Такого ли человека, как Панчулидзев, стал бы такой человек, каков был Козодавлев, уличать во лжи или обвинять в ошибке, которая ввела правительство в чрезвычайные, совсем излишние издержки? К тому же, прилично ли было сенатору прокатиться даром и, наделав шуму, подобно синице, не зажечь моря? Все меры приняты, расставлены карантины, оцеплены деревни, а от страшной заразы умерло всего девять человек. Не трудно было к сему числу прибавить нуль, и сколь ни мало оно еще было, уверить в донесении, что если тысячи не погибли, то отчасти государство должно за то благодарить бдительность неутомимого вице-губернатора.

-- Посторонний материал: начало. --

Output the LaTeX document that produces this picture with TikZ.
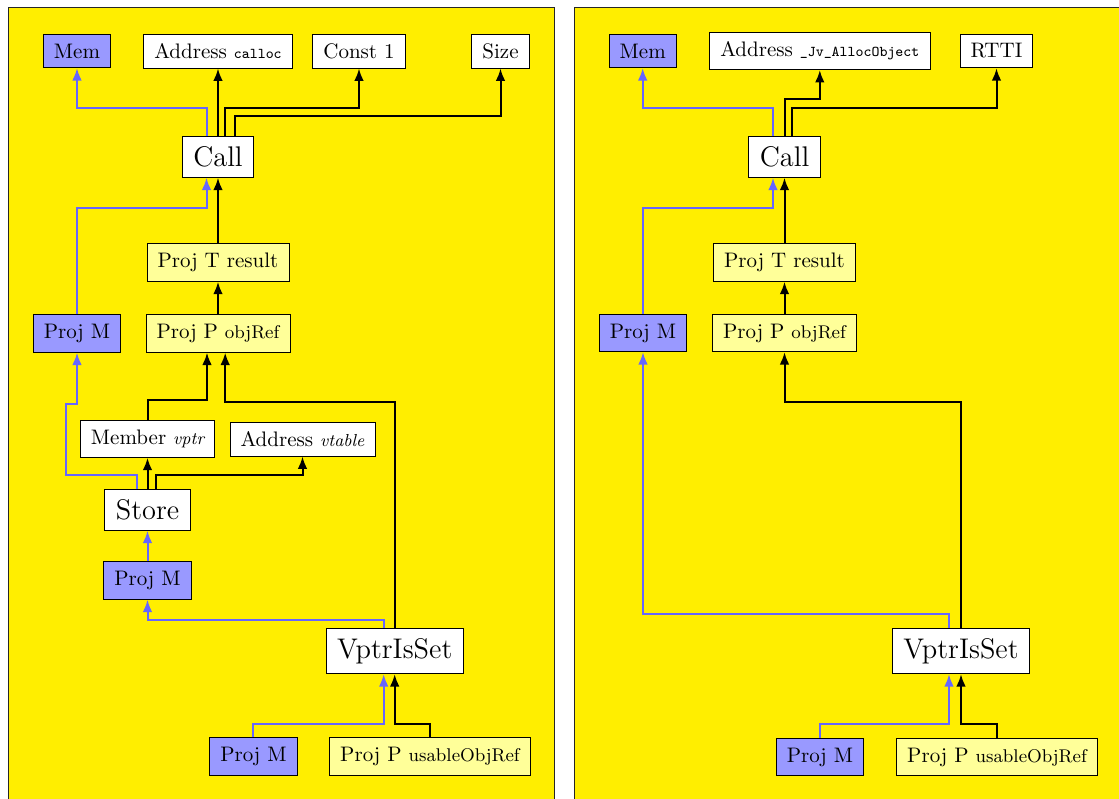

Месяца два с половиною прошли прежде чем сделано было это донесение, и тогда только когда зародыши, самые следы жестокой язвы были совершенно истреблены. Так бесстыдно обмануть Царя тонкого, недоверчивого, осторожного! И никто не взял труда объяснить ему смысл этой басни. Право, вместо того чтобы гордиться пространством России, приходится иногда жалеть о том, что расстояние так часто мешает истине доходить до трона. Козодавлеву дали Александровскую ленту; все сопровождавшие его и с хорошей стороны им замеченные губернские чиновники получили награды. Мнимая чума совсем кончилась, а началось настоящее, продолжительное, нравственное опустошение Саратовской губернии: Панчулидзев назначен губернатором.
Сколь звание сие ни лестно было для его самолюбия, он безусловно принять его не мог. Сделать его губернатором, лишив его Елтонского озера, значило тоже, что, подобно Антею, возвысить его, отделив от земли. Что такое был бы он без соляного озера? Самсон без волос. В удовольствие его, управление соляною частью перенесено и причислено к должности гражданского губернатора.
Чтобы продлить на всё лето приятное вне столицы сенаторское пребывание Козодавлева, министр внутренних дел придумал испросить ему приказание проездом обозреть Пензенскую губернию, рассмотреть некоторые оставшиеся без ответа прежние жалобы жителей и производящееся дело по подложной просьбе в отставку отца моего.
Тут был еще против него тайный умысел князя Куракина, как после сие открылось; в секретном письме просил он, Козодавлева именем старой дружбы, расхвалить всё, даже то что не найдет он слишком исправным. Не мне осуждать его за то.